The party was quickly banned by the colonial authorities, prompting him and other nationalists to form the Zimbabwe African People’s Union (ZAPU) under the leadership of the late Vice President Joshua Nkomo.

In 1963, Mugabe and other former leaders broke away from ZAPU and formed the Zimbabwe African National Union (ZANU).

Later that year, Mugabe was arrested by the colonial authorities and imprisoned at Hwahwa, where he would remain for over a decade. During the same time he was also detained at Sikombela Detention Centre and Salisbury Prison.

In 1964, while in prison, Mugabe – through secret communications – set the groundwork to launch guerrilla operations to depose British colonial rule.

In 1974, Prime Minister Ian Smith allowed Mugabe to leave prison to attend a conference in Zambia, but he instead escaped back across the border to Southern Rhodesia, and started assembling a guerrilla army to fight for independence.

He waged the guerrilla war from Mozambique, while Nkomo did the same from Zambia.

In 1979, after Smith had tried in vain to dupe Mugabe and Nkomo to end the war on his terms, the British brokered an independence agreement at Lancaster House talks in London, leading to Uhuru in April 1980.

In 1980, running under the ZANU party ticket, Mugabe was elected Prime Minister of the new republic, defeating Nkomo and other contestants in the first elections in which blacks were allowed to vote.

But the two former guerrilla leaders came together in 1987, and formed one party, ZANU-PF, which still rules the country today.

Shortly after signing a Unity Accord, Mugabe was appointed Executive President of Zimbabwe and chose Nkomo as one of his two deputies.

Mugabe’s rule, however, became turbulent in the 2000s after former colonial master Britain teamed up with local trade unionists to form a party to oppose his government’s land reforms which targeted white farmers.
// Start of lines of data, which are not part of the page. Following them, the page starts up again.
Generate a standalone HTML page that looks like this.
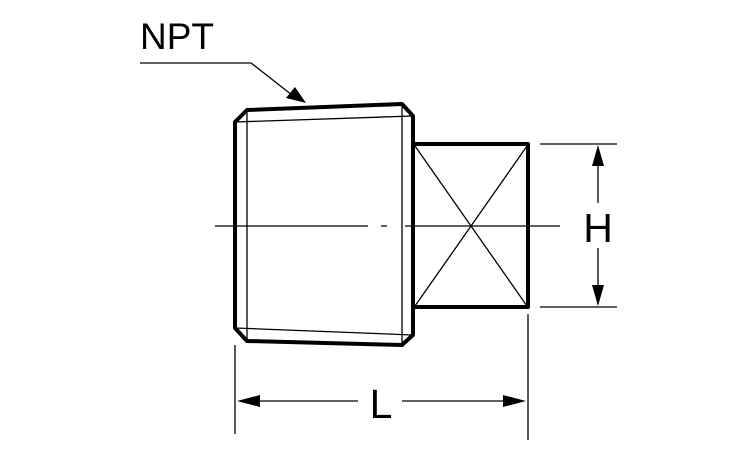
<!DOCTYPE html>
<html><head><style>html,body{margin:0;padding:0;background:#fff}svg{display:block}</style></head>
<body>
<svg width="750" height="450" viewBox="0 0 750 450" xmlns="http://www.w3.org/2000/svg">
<g fill="none" stroke="#000" stroke-linejoin="round">
<!-- body outline -->
<polygon points="235,122 247,110 402,104 413,116 413,335 402,345 247,341 235,328" stroke-width="4"/>
<line x1="235" y1="122" x2="413" y2="116" stroke-width="1.3"/>
<line x1="235" y1="328" x2="413" y2="335" stroke-width="1.3"/>
<line x1="247" y1="110" x2="247" y2="341" stroke-width="1.3"/>
<line x1="402" y1="104" x2="402" y2="345" stroke-width="1.3"/>
<!-- square -->
<polyline points="413,144 528,144 528,307 413,307" stroke-width="4"/>
<line x1="415" y1="146" x2="527" y2="306" stroke-width="1.3"/>
<line x1="415" y1="306" x2="527" y2="146" stroke-width="1.3"/>
<!-- centerline -->
<line x1="215" y1="226" x2="368" y2="226" stroke-width="1.3"/>
<line x1="381" y1="226" x2="387" y2="226" stroke-width="1.3"/>
<line x1="405" y1="226" x2="560" y2="226" stroke-width="1.3"/>
<!-- H dimension -->
<line x1="540" y1="144" x2="617" y2="144" stroke-width="1.3"/>
<line x1="540" y1="307" x2="617" y2="307" stroke-width="1.3"/>
<line x1="598" y1="160" x2="598" y2="203" stroke-width="1.3"/>
<line x1="598" y1="248" x2="598" y2="292" stroke-width="1.3"/>
<!-- L dimension -->
<line x1="235" y1="345" x2="235" y2="434" stroke-width="1.3"/>
<line x1="528" y1="314" x2="528" y2="440" stroke-width="1.3"/>
<line x1="255" y1="401" x2="358" y2="401" stroke-width="1.3"/>
<line x1="402" y1="401" x2="510" y2="401" stroke-width="1.3"/>
<!-- NPT leader -->
<polyline points="140,63 251,63 292,95" stroke-width="1.3"/>
</g>
<g fill="#000">
<polygon points="598,145 592,166 604,166"/>
<polygon points="598,306 592,285 604,285"/>
<polygon points="237,401 260,395 260,407"/>
<polygon points="526,401 503,395 503,407"/>
<polygon points="306,103 286,98 295,87"/>
</g>
<g font-family="Liberation Sans, sans-serif" fill="#000">
<text x="140" y="49" font-size="37">NPT</text>
<text x="598" y="242" font-size="41" text-anchor="middle">H</text>
<text x="381" y="418" font-size="41" text-anchor="middle">L</text>
</g>
</svg>
</body></html>
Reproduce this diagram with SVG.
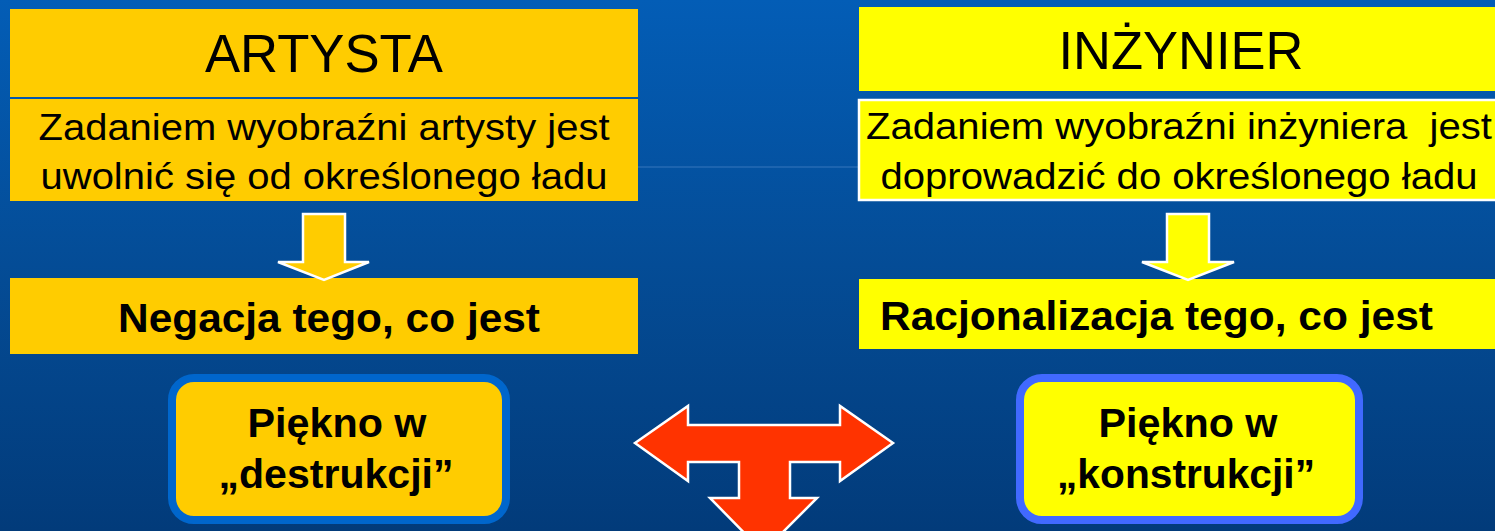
<svg xmlns="http://www.w3.org/2000/svg" width="1495" height="531" viewBox="0 0 1495 531">
<defs>
<linearGradient id="bg" x1="0" y1="0" x2="0" y2="1">
<stop offset="0" stop-color="#035DB6"/>
<stop offset="0.5" stop-color="#044C96"/>
<stop offset="1" stop-color="#023B7A"/>
</linearGradient>
<style>
.t{font-family:"Liberation Sans",Arial,sans-serif;fill:#000;text-anchor:middle}
.title{font-size:54px}
.desc{font-size:37px}
.bold{font-size:41px;font-weight:bold}
.yl{fill:#FFCC00}
.yr{fill:#FFFF00}
.arr{stroke:#fff;stroke-width:2.5;stroke-linejoin:miter}
</style>
</defs>
<rect width="1495" height="531" fill="url(#bg)"/>
<line x1="637" y1="167" x2="858" y2="167" stroke="#5A8FD0" stroke-width="1" opacity="0.6"/>

<g id="artysta">
<rect class="yl" x="10" y="9" width="628" height="88"/>
<text class="t title" x="324" y="72" textLength="238" lengthAdjust="spacingAndGlyphs">ARTYSTA</text>
</g>
<g id="artysta-opis">
<rect class="yl" x="10" y="99" width="628" height="102"/>
<text class="t desc" x="324" y="140" textLength="571" lengthAdjust="spacingAndGlyphs">Zadaniem wyobraźni artysty jest</text>
<text class="t desc" x="324" y="189" textLength="567" lengthAdjust="spacingAndGlyphs">uwolnić się od określonego ładu</text>
</g>
<g id="negacja">
<rect class="yl" x="10" y="278" width="628" height="76"/>
<text class="t bold" x="329" y="332" textLength="422" lengthAdjust="spacingAndGlyphs">Negacja tego, co jest</text>
</g>
<g id="piekno-destrukcji">
<rect x="172" y="378" width="334" height="142" rx="22" fill="#FFCC00" stroke="#0066CC" stroke-width="8"/>
<text class="t bold" x="337" y="437" textLength="179" lengthAdjust="spacingAndGlyphs">Piękno w</text>
<text class="t bold" x="336" y="488" textLength="235" lengthAdjust="spacingAndGlyphs">„destrukcji”</text>
</g>

<g id="inzynier">
<rect class="yr" x="859" y="7" width="640" height="84"/>
<text class="t title" x="1181" y="69" textLength="245" lengthAdjust="spacingAndGlyphs">INŻYNIER</text>
</g>
<g id="inzynier-opis">
<rect class="yr" x="859" y="100" width="640" height="100" stroke="#fff" stroke-width="2.5"/>
<text x="866" y="139" font-family="Liberation Sans, Arial, sans-serif" font-size="37" textLength="626" lengthAdjust="spacingAndGlyphs" style="white-space:pre">Zadaniem wyobraźni inżyniera  jest</text>
<text class="t desc" x="1179" y="189" textLength="597" lengthAdjust="spacingAndGlyphs">doprowadzić do określonego ładu</text>
</g>
<g id="racjonalizacja">
<rect class="yr" x="859" y="279" width="640" height="70"/>
<text x="880" y="330" font-family="Liberation Sans, Arial, sans-serif" font-size="41" font-weight="bold" textLength="553" lengthAdjust="spacingAndGlyphs">Racjonalizacja tego, co jest</text>
</g>
<g id="piekno-konstrukcji">
<rect x="1020" y="378" width="339" height="142" rx="22" fill="#FFFF00" stroke="#4169FF" stroke-width="8"/>
<text class="t bold" x="1188" y="437" textLength="179" lengthAdjust="spacingAndGlyphs">Piękno w</text>
<text class="t bold" x="1186" y="488" textLength="258" lengthAdjust="spacingAndGlyphs">„konstrukcji”</text>
</g>

<g id="connectors">
<polygon class="arr" fill="#FFCC00" points="303,214 345,214 345,262 369,262 324,280 278,262 303,262"/>
<polygon class="arr" fill="#FFFF00" points="1167,214 1209,214 1209,262 1234,262 1188,280 1142,262 1167,262"/>
<polygon class="arr" fill="#FF3300" points="635,443 688,406 688,425 840,425 840,406 893,443 840,481 840,462 790,462 790,498 817,498 763,552 710,498 739,498 739,462 688,462 688,481"/>
</g>
</svg>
Earlier, the government had passed a law to compulsorily acquire farms from white farmers to resettle landless blacks, a stance which Britain vehemently opposed.

In addition to organising and financing the opposition, London mobilised the European Union and the United States to impose sanctions on Zimbabwe to help weaken Mugabe’s grip on power.

Indeed in 2008, Mugabe for the first time lost an election to the opposition, but Movement for Democratic Change (MDC) leader Morgan Tsvangirai did not garner enough votes to avoid a second round with Mugabe.

Tsvangirai pulled out of the second round, alleging violence and intimidation against his supporters.

But the two later that year agreed to form a coalition government in talks that were brokered by former South African President Thabo Mbeki on behalf of the Southern Africa Development Community.

But in 2013, Mugabe defeated Tsvangirai in elections that were widely accepted as credible and fair, and the MDC leader returned to opposition politics where he remained until his death in 2018.

However, in manoeuevrings that were seen as grooming his wife Grace to take over from him, Mugabe began a ruthless purge of all he suspected of eying his positions both in the party and government.

He first culled Vice President Joice Mujuru and those seen as her supporters in a campaign led by Grace, and later similarly turned on then Vice President Emmerson Mnangagwa, who had taken over from Mujuru.

The purges were both public and brutal, and left little to imagination of the beneficiary – Grace.

This prompted his party to recall Mugabe as leader in 2017, and he subsequently resigned under pressure of parliamentary impeachment.
This sparked wild celebration from across the nation from a citizenry which had grown weary of Mugabe’s handling of state affairs, particularly the economy, and his manoeuvre to hand power to his wife.

In bitterness, Mugabe broke ranks with the party he co-founded, and in last year’s elections publicly embraced the MDC’s candidate, Nelson Chamisa, on the eve of the polls.

This failed to sway voters, however, and ZANU-PF candidate President Mnangagwa won the election handily. Outfoxed, Mugabe congratulated his successor, albeit grudgingly.

Despite being hounded out of office brutally and humiliatingly, President Mnangagwa extended an olive branch to the former President, and accorded him all the respect and priviledges of the top office he held.